Start

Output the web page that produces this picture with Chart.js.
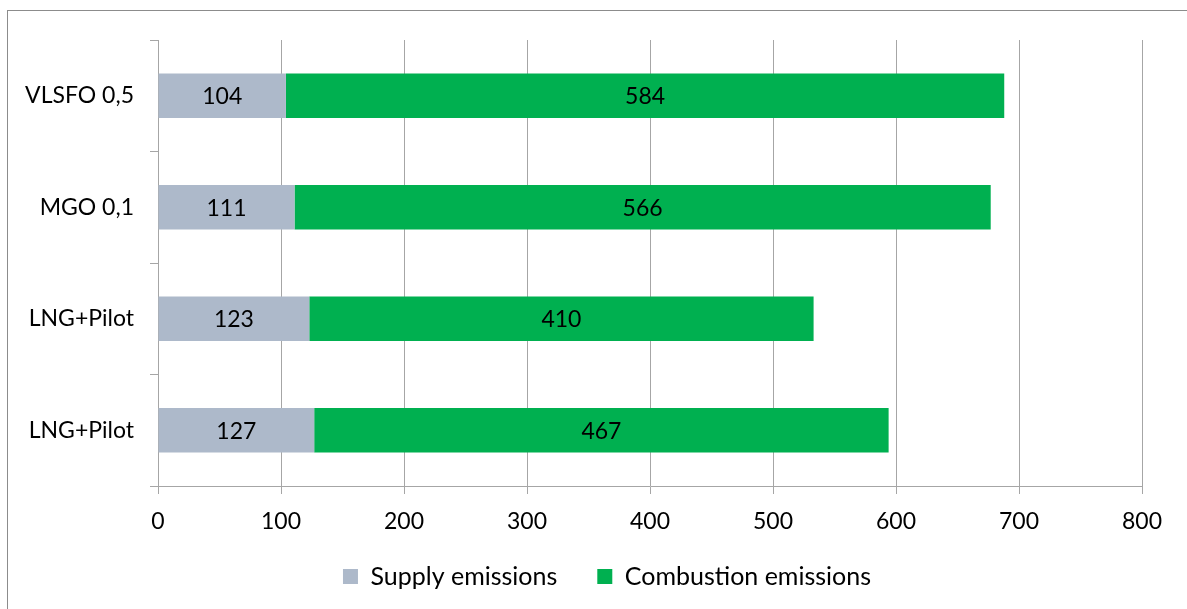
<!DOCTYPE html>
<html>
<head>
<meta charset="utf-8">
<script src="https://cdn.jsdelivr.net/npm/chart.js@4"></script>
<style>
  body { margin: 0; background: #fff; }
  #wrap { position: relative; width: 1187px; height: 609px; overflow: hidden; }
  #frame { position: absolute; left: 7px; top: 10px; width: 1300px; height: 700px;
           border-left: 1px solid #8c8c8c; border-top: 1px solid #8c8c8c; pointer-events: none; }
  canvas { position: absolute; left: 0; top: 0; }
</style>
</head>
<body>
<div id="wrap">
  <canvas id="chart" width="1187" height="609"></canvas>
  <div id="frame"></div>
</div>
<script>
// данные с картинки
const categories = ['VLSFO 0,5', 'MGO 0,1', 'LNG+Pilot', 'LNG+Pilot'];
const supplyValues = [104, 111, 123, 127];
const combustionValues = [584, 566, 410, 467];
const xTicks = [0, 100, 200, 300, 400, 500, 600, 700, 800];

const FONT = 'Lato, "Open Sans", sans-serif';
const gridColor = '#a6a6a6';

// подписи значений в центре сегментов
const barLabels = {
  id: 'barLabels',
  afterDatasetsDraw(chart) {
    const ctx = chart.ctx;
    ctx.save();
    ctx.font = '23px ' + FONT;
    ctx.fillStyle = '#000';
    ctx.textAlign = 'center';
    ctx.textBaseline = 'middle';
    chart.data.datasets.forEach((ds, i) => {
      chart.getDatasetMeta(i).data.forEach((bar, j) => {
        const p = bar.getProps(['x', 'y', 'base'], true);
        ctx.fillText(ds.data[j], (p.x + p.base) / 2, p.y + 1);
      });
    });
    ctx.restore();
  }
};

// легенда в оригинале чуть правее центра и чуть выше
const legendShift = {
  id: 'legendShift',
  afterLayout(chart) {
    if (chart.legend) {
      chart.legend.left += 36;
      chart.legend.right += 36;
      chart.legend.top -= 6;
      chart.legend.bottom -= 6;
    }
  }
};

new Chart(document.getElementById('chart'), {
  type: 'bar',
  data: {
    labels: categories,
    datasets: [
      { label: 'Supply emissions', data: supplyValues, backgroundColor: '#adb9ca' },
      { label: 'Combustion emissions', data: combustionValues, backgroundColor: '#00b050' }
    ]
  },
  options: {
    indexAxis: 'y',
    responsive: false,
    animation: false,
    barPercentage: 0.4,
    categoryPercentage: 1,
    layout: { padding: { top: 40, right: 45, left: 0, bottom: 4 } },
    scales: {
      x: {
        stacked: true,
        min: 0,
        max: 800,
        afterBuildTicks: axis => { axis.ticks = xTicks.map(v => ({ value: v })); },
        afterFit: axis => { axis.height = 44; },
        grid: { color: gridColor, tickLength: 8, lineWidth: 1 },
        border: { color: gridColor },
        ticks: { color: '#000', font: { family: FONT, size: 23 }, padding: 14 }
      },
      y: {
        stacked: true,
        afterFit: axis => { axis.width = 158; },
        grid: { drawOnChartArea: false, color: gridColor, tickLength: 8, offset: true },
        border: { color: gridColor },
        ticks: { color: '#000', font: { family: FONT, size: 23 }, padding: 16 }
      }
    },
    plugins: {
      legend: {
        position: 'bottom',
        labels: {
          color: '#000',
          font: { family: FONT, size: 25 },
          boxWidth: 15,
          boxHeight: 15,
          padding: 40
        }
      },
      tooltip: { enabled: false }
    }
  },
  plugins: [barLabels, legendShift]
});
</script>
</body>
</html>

End

Exactly as they appear, print the lines of the listing above from its first line through the line that contains "const gridColor = '#a6a6a6';", minus the pictures.

Output the web page that produces this picture with Chart.js.
<!DOCTYPE html>
<html>
<head>
<meta charset="utf-8">
<script src="https://cdn.jsdelivr.net/npm/chart.js@4"></script>
<style>
  body { margin: 0; background: #fff; }
  #wrap { position: relative; width: 1187px; height: 609px; overflow: hidden; }
  #frame { position: absolute; left: 7px; top: 10px; width: 1300px; height: 700px;
           border-left: 1px solid #8c8c8c; border-top: 1px solid #8c8c8c; pointer-events: none; }
  canvas { position: absolute; left: 0; top: 0; }
</style>
</head>
<body>
<div id="wrap">
  <canvas id="chart" width="1187" height="609"></canvas>
  <div id="frame"></div>
</div>
<script>
// данные с картинки
const categories = ['VLSFO 0,5', 'MGO 0,1', 'LNG+Pilot', 'LNG+Pilot'];
const supplyValues = [104, 111, 123, 127];
const combustionValues = [584, 566, 410, 467];
const xTicks = [0, 100, 200, 300, 400, 500, 600, 700, 800];

const FONT = 'Lato, "Open Sans", sans-serif';
const gridColor = '#a6a6a6';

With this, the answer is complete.